The themes and imagery of Fitzgerald’s writing are carefully mimicked and worked into the narrative smoothly; I can’t imagine purists will find much to complain about within the central plotting. Gatsby’s conflicts are dealt with in a way that would likely leave Fitzgerald tickled, Luhrmann’s fizzy touch only highlighting the fruitless futility of Gatsby’s quest for shallow perfection. The way that the film-makers have chosen to bookend the piece is worrisome, electing for a tired and clich├ęd voiceover that stems from an elongated therapy session.
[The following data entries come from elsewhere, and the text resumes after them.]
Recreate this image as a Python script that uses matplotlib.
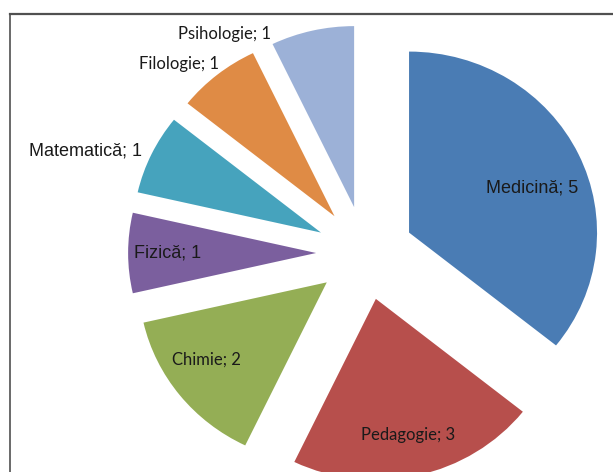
import numpy as np
import matplotlib.pyplot as plt
from matplotlib.lines import Line2D

# date
domenii = ["Medicină", "Pedagogie", "Chimie", "Fizică", "Matematică", "Filologie", "Psihologie"]
valori = [5, 3, 2, 1, 1, 1, 1]
culori = ["#4a7cb4", "#b74f4c", "#94ae55", "#7b5f9e", "#46a3bd", "#df8b45", "#9cb1d7"]

# pozitia etichetelor fata de centrul fiecarei felii (distanta, rotire in grade)
dist_etichete = [0.70, 0.77, 0.77, 0.79, 1.33, 1.18, 1.18]
rot_etichete = [-5, 0, -5, 0, 6, 6, 23]
fonturi = ["Liberation Sans", "Lato", "Lato", "Liberation Sans", "Liberation Sans", "Lato", "Lato"]
marimi = [13, 12, 12, 13, 13, 12, 12]

W, H = 613, 472
cx, cy = 365, 253      # centrul graficului in pixeli
rx, ry = 188, 181      # raza in pixeli (usor turtita)

fig = plt.figure(figsize=(W / 100, H / 100), dpi=100)
ax = fig.add_axes([0, 0, 1, 1])

wedges, _ = ax.pie(
    valori,
    colors=culori,
    startangle=90,
    counterclock=False,
    explode=[0.26] * len(valori),
    wedgeprops=dict(linewidth=0),
)

for w, nume, v, d, rot, fnt, fs in zip(wedges, domenii, valori, dist_etichete,
                                       rot_etichete, fonturi, marimi):
    mid = np.deg2rad((w.theta1 + w.theta2) / 2 + rot)
    x0, y0 = w.center
    ax.text(x0 + d * np.cos(mid), y0 + d * np.sin(mid), f"{nume}; {v}",
            ha="center", va="center", fontsize=fs, family=fnt, color="#1a1a1a")

ax.set_aspect("auto")
ax.set_xlim(-cx / rx, (W - cx) / rx)
ax.set_ylim(-(H - cy) / ry, cy / ry)
ax.axis("off")

# chenarul zonei graficului
fig.add_artist(Line2D([9.5 / W, 1], [1 - 13.5 / H, 1 - 13.5 / H], color="#505050", lw=1.6))
fig.add_artist(Line2D([9.5 / W, 9.5 / W], [0, 1 - 13.5 / H], color="#505050", lw=1.2))

plt.savefig("out.png", dpi=100)
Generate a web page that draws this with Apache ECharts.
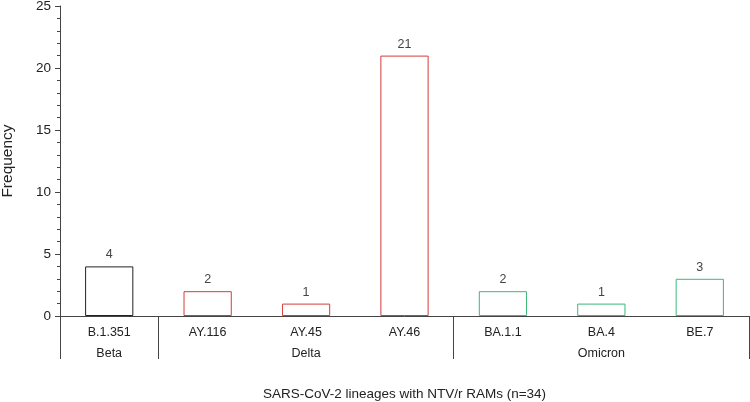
<!DOCTYPE html>
<html>
<head>
<meta charset="utf-8">
<script src="https://cdn.jsdelivr.net/npm/echarts@6/dist/echarts.min.js"></script>
<style>
  html, body { margin: 0; padding: 0; background: #fff; }
  #chart { width: 750px; height: 402px; }
</style>
</head>
<body>
<div id="chart"></div>
<script>
const lineages = ['B.1.351', 'AY.116', 'AY.45', 'AY.46', 'BA.1.1', 'BA.4', 'BE.7']
const counts = [4, 2, 1, 21, 2, 1, 3]
const variants = ['Beta', 'Delta', 'Delta', 'Delta', 'Omicron', 'Omicron', 'Omicron']
// group label shown under the middle lineage of each variant
const groupLabels = ['Beta', '', 'Delta', '', '', 'Omicron', '']
const variantColors = { Beta: '#222222', Delta: '#d43a3a', Omicron: '#3cb878' }
const font = 'Liberation Sans, Arial, sans-serif'

const chart = echarts.init(document.getElementById('chart'))
chart.setOption({
  animation: false,
  grid: { left: 60, right: 1, top: 6, bottom: 86, outerBoundsMode: 'none', containLabel: false },
  xAxis: [
    {
      type: 'category',
      data: lineages,
      axisLine: { lineStyle: { color: '#444', width: 1 } },
      axisTick: { show: false },
      axisLabel: { color: '#222', fontSize: 12.5, fontFamily: font, margin: 10 },
      name: 'SARS-CoV-2 lineages with NTV/r RAMs (n=34)',
      nameLocation: 'middle',
      nameGap: 71,
      nameTextStyle: { color: '#222', fontSize: 13.5, fontFamily: font }
    },
    {
      type: 'category',
      position: 'bottom',
      data: groupLabels,
      axisLine: { show: false },
      axisTick: {
        show: true,
        length: 43,
        lineStyle: { color: '#444' },
        interval: function (index) {
          return index === 0 || index === 1 || index === 4 || index >= 7
        }
      },
      axisLabel: { color: '#222', fontSize: 12.5, fontFamily: font, margin: 31, interval: 0 }
    }
  ],
  yAxis: [
    {
      type: 'value',
      min: 0,
      max: 25,
      interval: 5,
      splitLine: { show: false },
      axisLine: { show: true, lineStyle: { color: '#444' } },
      axisTick: { show: true, length: 5, lineStyle: { color: '#444' } },
      minorTick: { show: true, splitNumber: 5, length: 3, lineStyle: { color: '#444' } },
      axisLabel: { color: '#222', fontSize: 13.5, fontFamily: font, margin: 9 },
      name: 'Frequency',
      nameLocation: 'middle',
      nameGap: 44,
      nameTextStyle: { color: '#222', fontSize: 15.5, fontFamily: font }
    }
  ],
  series: [
    {
      type: 'bar',
      barWidth: '49%',
      data: counts.map((v, i) => ({
        value: v,
        itemStyle: {
          color: '#fff',
          borderColor: variantColors[variants[i]],
          borderWidth: 1
        }
      })),
      label: {
        show: true,
        position: 'top',
        distance: 5,
        color: '#444',
        fontSize: 12.5,
        fontFamily: font
      }
    }
  ]
})
</script>
</body>
</html>
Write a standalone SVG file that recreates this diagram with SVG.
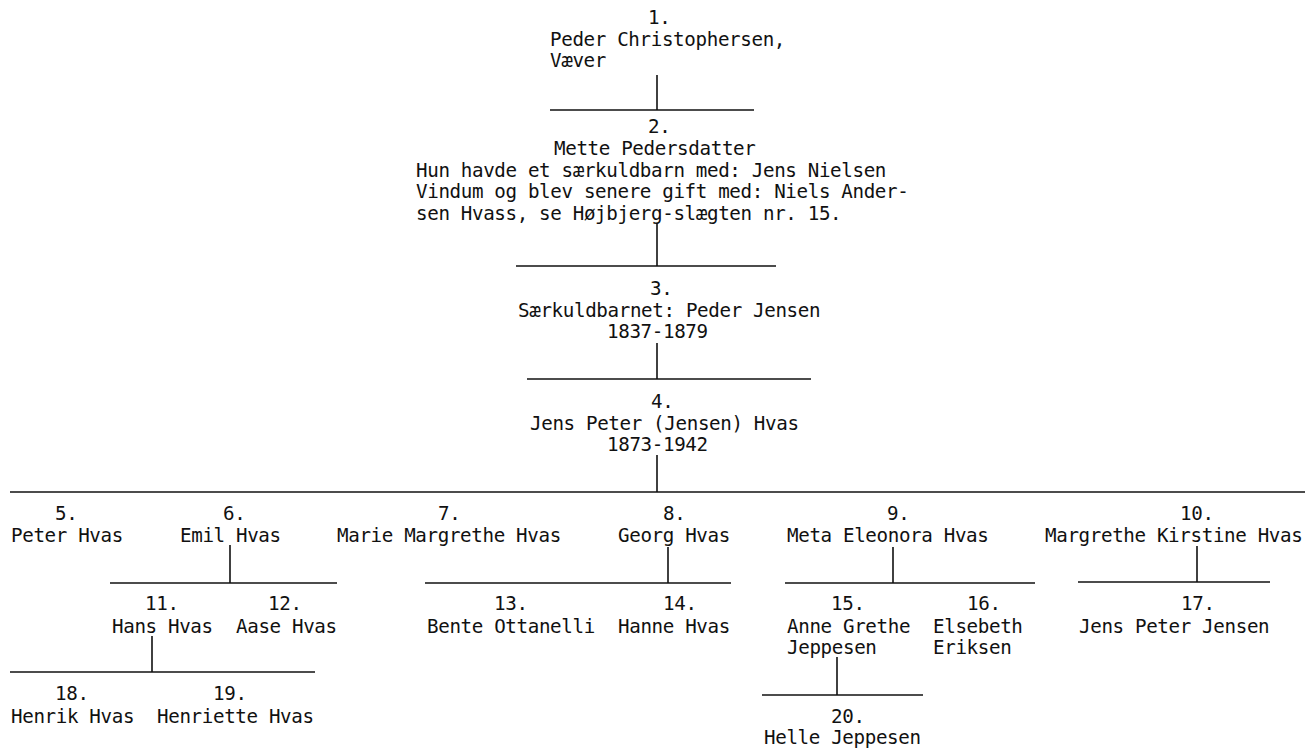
<svg xmlns="http://www.w3.org/2000/svg" width="1309" height="748" viewBox="0 0 1309 748">
<style>
text{font-family:"DejaVu Sans Mono","Liberation Mono",monospace;font-size:19.2px;letter-spacing:-0.36px;fill:#111}
.c line{stroke:#111;stroke-width:1.6}
</style>
<rect width="1309" height="748" fill="#fff"/>
<g class="c" id="connectors">
<line x1="657" y1="75" x2="657" y2="110"/><line x1="550" y1="110" x2="754" y2="110"/>
<line x1="657" y1="224" x2="657" y2="266"/><line x1="516" y1="266" x2="776" y2="266"/>
<line x1="657" y1="343" x2="657" y2="379"/><line x1="527" y1="379" x2="811" y2="379"/>
<line x1="657" y1="455" x2="657" y2="492"/><line x1="10" y1="492" x2="1305" y2="492"/>
<line x1="230" y1="545" x2="230" y2="583"/><line x1="110" y1="583" x2="337" y2="583"/>
<line x1="668" y1="547" x2="668" y2="583"/><line x1="425" y1="583" x2="731" y2="583"/>
<line x1="893" y1="547" x2="893" y2="583"/><line x1="785" y1="583" x2="1035" y2="583"/>
<line x1="1197" y1="546" x2="1197" y2="582"/><line x1="1078" y1="582" x2="1270" y2="582"/>
<line x1="152" y1="636" x2="152" y2="672"/><line x1="10" y1="672" x2="315" y2="672"/>
<line x1="837" y1="657" x2="837" y2="695"/><line x1="762" y1="695" x2="923" y2="695"/>
</g>
<g id="n1"><text x="648" y="24">1.</text><text x="550" y="46">Peder Christophersen,</text><text x="550" y="67">Væver</text></g>
<g id="n2"><text x="648" y="133">2.</text><text x="554" y="155">Mette Pedersdatter</text><text x="416" y="177">Hun havde et særkuldbarn med: Jens Nielsen</text><text x="416" y="198">Vindum og blev senere gift med: Niels Ander-</text><text x="416" y="220">sen Hvass, se Højbjerg-slægten nr. 15.</text></g>
<g id="n3"><text x="650" y="295">3.</text><text x="518" y="317">Særkuldbarnet: Peder Jensen</text><text x="607" y="338">1837-1879</text></g>
<g id="n4"><text x="651" y="408">4.</text><text x="530" y="430">Jens Peter (Jensen) Hvas</text><text x="607" y="451">1873-1942</text></g>
<g id="n5"><text x="55" y="520">5.</text><text x="11" y="542">Peter Hvas</text></g>
<g id="n6"><text x="223" y="520">6.</text><text x="180" y="542">Emil Hvas</text></g>
<g id="n7"><text x="438" y="520">7.</text><text x="337" y="542">Marie Margrethe Hvas</text></g>
<g id="n8"><text x="663" y="520">8.</text><text x="618" y="542">Georg Hvas</text></g>
<g id="n9"><text x="887" y="520">9.</text><text x="787" y="542">Meta Eleonora Hvas</text></g>
<g id="n10"><text x="1180" y="520">10.</text><text x="1045" y="542">Margrethe Kirstine Hvas</text></g>
<g id="n11"><text x="145" y="610">11.</text><text x="112" y="633">Hans Hvas</text></g>
<g id="n12"><text x="268" y="610">12.</text><text x="236" y="633">Aase Hvas</text></g>
<g id="n13"><text x="494" y="610">13.</text><text x="427" y="633">Bente Ottanelli</text></g>
<g id="n14"><text x="663" y="610">14.</text><text x="618" y="633">Hanne Hvas</text></g>
<g id="n15"><text x="831" y="610">15.</text><text x="787" y="633">Anne Grethe</text><text x="787" y="654">Jeppesen</text></g>
<g id="n16"><text x="967" y="610">16.</text><text x="933" y="633">Elsebeth</text><text x="933" y="654">Eriksen</text></g>
<g id="n17"><text x="1181" y="610">17.</text><text x="1079" y="633">Jens Peter Jensen</text></g>
<g id="n18"><text x="55" y="700">18.</text><text x="11" y="723">Henrik Hvas</text></g>
<g id="n19"><text x="213" y="700">19.</text><text x="157" y="723">Henriette Hvas</text></g>
<g id="n20"><text x="831" y="723">20.</text><text x="764" y="744">Helle Jeppesen</text></g>
</svg>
It’s a misstep for sure, and suggests that even Luhrmann’s imagination has boundaries, but he deals with the meat of the story so triumphantly I’m willing to overlook this laughable miscalculation.

The screenplay soars and the characters engage just as I’d hoped, connecting fully for the lengthy 143 minute runtime. It’s a scintillating barrage of blockbusting luxury, honouring the source with reverence, aesthetic authenticity and pulsing humanity, delivering both a drama and commentary of some considerable worth. I acknowledge it’s not for everyone, but in my eyes this Gatsby is truly great.